Watching the first part of the show, it came to me. At the back of the stage was a big poster advertising the organisation. All I had to do was sing the poster. Indeed for the dooby dooby doo, I want to be like you bit, I could sing the web address double-yu-double-yu-double-you … it would work.
How do you stage that?
Well, I decided that during my set I’d bring the poster to the front of the stage and mis-speak the name of the club, calling it Andy’s Man Cub. I’d catch myself mis-speaking it and then, on stage, challenge myself to turn Andy’s Man Club into a Jungle Book song.
All I had to do was make it look like an accident.

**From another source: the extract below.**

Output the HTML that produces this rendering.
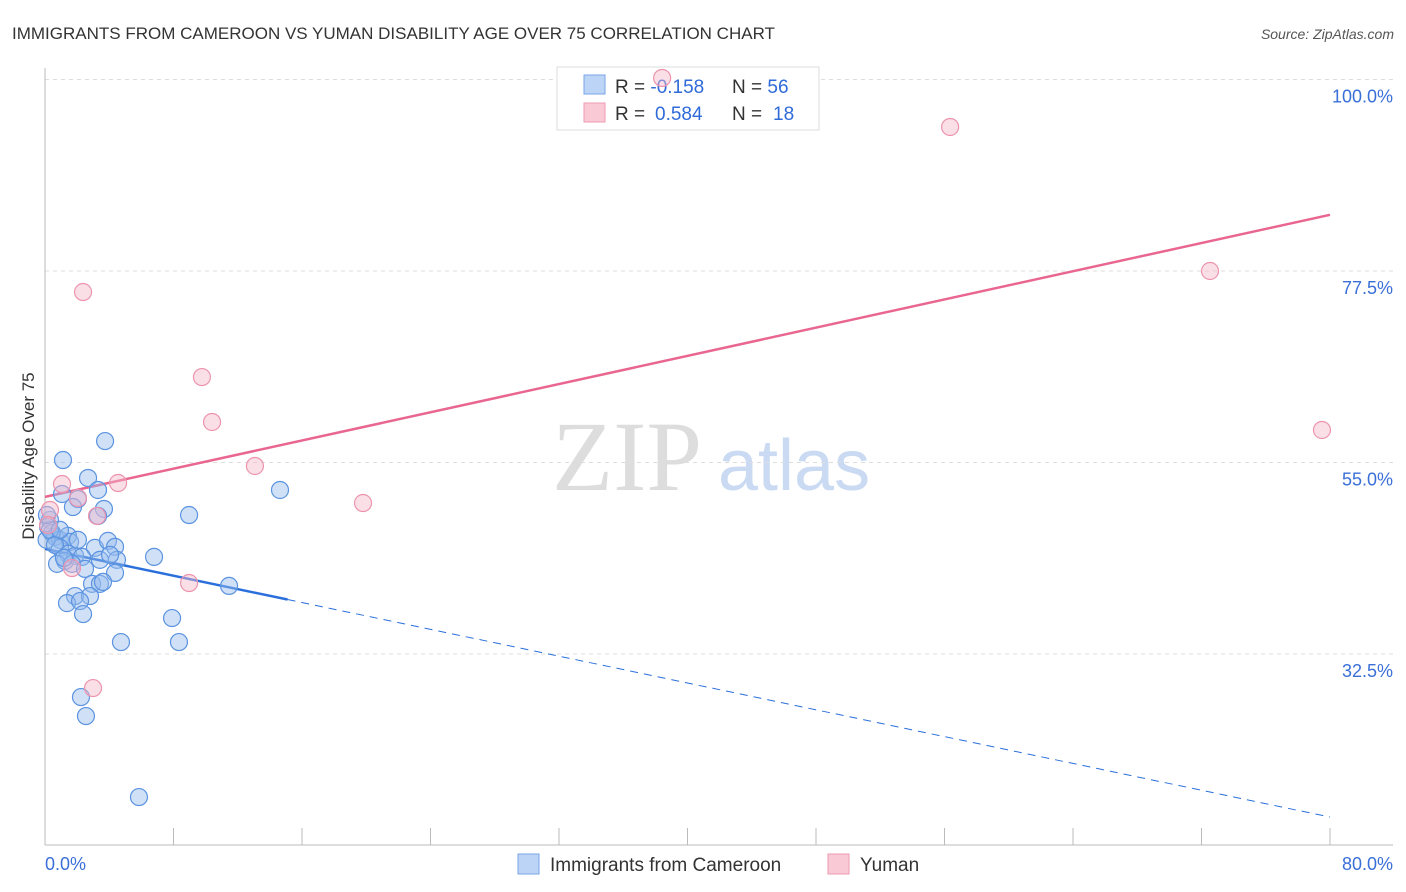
<!DOCTYPE html>
<html><head><meta charset="utf-8"><style>
body{margin:0;background:#fff;font-family:"Liberation Sans",sans-serif;}
svg{display:block}
</style></head><body>
<svg id="chart" width="1406" height="892">
<text x="12" y="39" font-size="17" fill="#333">IMMIGRANTS FROM CAMEROON VS YUMAN DISABILITY AGE OVER 75 CORRELATION CHART</text>
<text x="1394" y="39" font-size="14" fill="#555" font-style="italic" text-anchor="end">Source: ZipAtlas.com</text>
<text x="552" y="490" font-size="100" fill="#ddd" font-family="Liberation Serif,serif">ZIP</text>
<text x="718" y="490" font-size="72" fill="#c9daf2">atlas</text>
<g id="grid"></g><g id="axes"></g><g id="lines"></g>
<text transform="translate(34,456) rotate(-90)" font-size="17" fill="#333" text-anchor="middle">Disability Age Over 75</text>
<text x="45" y="870" font-size="18" fill="#3a6fd8">0.0%</text>
<text x="1393" y="870" font-size="18" fill="#3a6fd8" text-anchor="end">80.0%</text>
<g>
<rect x="557" y="67" width="262" height="63" fill="#fff" stroke="#ddd"/>
<rect x="584" y="75" width="21" height="19" fill="#bcd4f5" stroke="#7aa5e6"/>
<rect x="584" y="103" width="21" height="19" fill="#f9c9d6" stroke="#ee9ab2"/>
<text x="615" y="93" font-size="19" fill="#333">R = <tspan fill="#2f6bd8">-0.158</tspan><tspan x="732">N = </tspan><tspan fill="#2f6bd8">56</tspan></text>
<text x="615" y="120" font-size="19" fill="#333">R = <tspan x="655" fill="#2f6bd8">0.584</tspan><tspan x="732">N = </tspan><tspan x="773" fill="#2f6bd8">18</tspan></text>
</g>
<g id="pts"></g>
<g>
<rect x="518" y="854" width="21" height="20" fill="#bcd4f5" stroke="#7aa5e6"/>
<text x="550" y="871" font-size="19" fill="#333">Immigrants from Cameroon</text>
<rect x="828" y="854" width="21" height="20" fill="#f9c9d6" stroke="#ee9ab2"/>
<text x="860" y="871" font-size="19" fill="#333">Yuman</text>
</g>
</svg>
<script>
const yTicks=[100,77.5,55,32.5];
const yTickLabels=["100.0%","77.5%","55.0%","32.5%"];
const blueX=[1.12,3.74,2.68,3.30,1.06,2.05,1.74,3.67,3.30,8.97,14.63,0.31,0.19,0.44,0.62,0.93,1.43,1.56,0.93,3.11,3.92,4.36,1.43,1.87,2.30,1.25,0.75,1.68,2.49,4.48,6.79,4.36,2.93,3.42,3.61,11.46,1.87,2.80,1.37,2.18,2.37,7.91,4.73,8.34,2.24,2.55,5.85,0.1,0.31,0.62,3.42,4.05,0.12,0.93,1.18,2.05];
const blueY=[55.29,57.52,53.18,51.77,51.30,50.71,49.77,49.54,48.72,48.83,51.77,48.25,47.43,46.73,46.26,45.91,46.38,45.67,44.97,44.97,45.79,45.09,44.27,44.03,43.91,43.44,43.09,43.09,42.50,43.56,43.91,42.03,40.74,40.74,40.97,40.50,39.31,39.31,38.48,38.72,37.19,36.72,33.90,33.90,27.44,25.21,15.69,45.91,47.08,45.32,43.56,44.15,48.83,47.08,43.79,45.91];
const pinkX=[2.37,9.77,10.40,13.07,4.55,1.06,2.05,3.24,19.80,8.97,2.99,1.68,56.35,72.53,79.50,38.42,0.31,0.19];
const pinkY=[75.03,65.04,59.76,54.59,52.59,52.47,50.83,48.72,50.24,40.84,28.50,42.60,94.42,77.50,58.82,100.18,49.42,47.66];
const blueTrend=[44.85,13.34];
const pinkTrend=[50.96,84.1];
const blueSolidEnd=15.1;
const NS="http://www.w3.org/2000/svg";
const sx=v=>45+v/80*1285;
const sy=v=>79.5+(100-v)/22.5*191.5;
function mk(tag,attrs,parent){const e=document.createElementNS(NS,tag);for(const k in attrs)e.setAttribute(k,attrs[k]);document.getElementById(parent).appendChild(e);return e;}
yTicks.forEach((t,i)=>{
 const g=mk('line',{x1:45,x2:1393,y1:sy(t),y2:sy(t),stroke:'#ddd','stroke-dasharray':'4,4'},'grid');
 
 
 const l=mk('text',{x:1393,y:sy(t)+23,'font-size':18,fill:'#3a6fd8','text-anchor':'end'},'grid');
 l.textContent=yTickLabels[i];
 
 
});
const ax=mk('line',{x1:45,x2:1393,y1:845,y2:845,stroke:'#bbb'},'axes');


const ay=mk('line',{x1:45,x2:45,y1:68,y2:845,stroke:'#bbb'},'axes');


for(let i=1;i<=10;i++){const t=mk('line',{x1:sx(i*8),x2:sx(i*8),y1:828,y2:845,stroke:'#bbb'},'axes');
 
 }
const ty=(tr,x)=>tr[0]+(tr[1]-tr[0])*x/80;
const bl=mk('line',{x1:sx(0),y1:sy(ty(blueTrend,0)),x2:sx(blueSolidEnd),y2:sy(ty(blueTrend,blueSolidEnd)),stroke:'#2a6fdb','stroke-width':2.5},'lines');


const bd=mk('line',{x1:sx(blueSolidEnd),y1:sy(ty(blueTrend,blueSolidEnd)),x2:sx(80),y2:sy(ty(blueTrend,80)),stroke:'#2a6fdb','stroke-width':1,'stroke-dasharray':'8,6'},'lines');


const pl=mk('line',{x1:sx(0),y1:sy(ty(pinkTrend,0)),x2:sx(80),y2:sy(ty(pinkTrend,80)),stroke:'#e8668f','stroke-width':2.5},'lines');


blueX.forEach((x,i)=>{const c=mk('circle',{cx:sx(x),cy:sy(blueY[i]),r:8.5,fill:'rgba(150,188,238,0.45)',stroke:'#5b93e0','stroke-width':1.2},'pts');
 
 });
pinkX.forEach((x,i)=>{const c=mk('circle',{cx:sx(x),cy:sy(pinkY[i]),r:8.5,fill:'rgba(246,184,202,0.45)',stroke:'#ec94ae','stroke-width':1.2},'pts');
 
 });
</script>
</body></html>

Boy this seems smug and self-satisfying. To be honest, I was more doubtful that I could pull it off, and slightly ashamed of using such a cheap trick to give me an in into a largely pre-prepared, though also semi-improvised and unrehearsed bit.
I asked a few people after the show whether they spotted that I was following a plan, or if it looked spontaneous.
Apparently, I got away with it.
In my head, the stakes seemed a bit higher owing to the various circumstances, especially the deep conversations I’d had with one or two acts on the path through growing as a comic.
However, the dour sound person gave me the best dour complement you can expect from a Barnsley person:
“I don’t usually like musical comedians”
That’s says it all. They didn’t end the sentiment… they didn’t need to.
I took the long gig drive home and have only the memories of that surreal experience to look back on. I’m sure I’ll recover before the next fantastic voyage into my comedy career.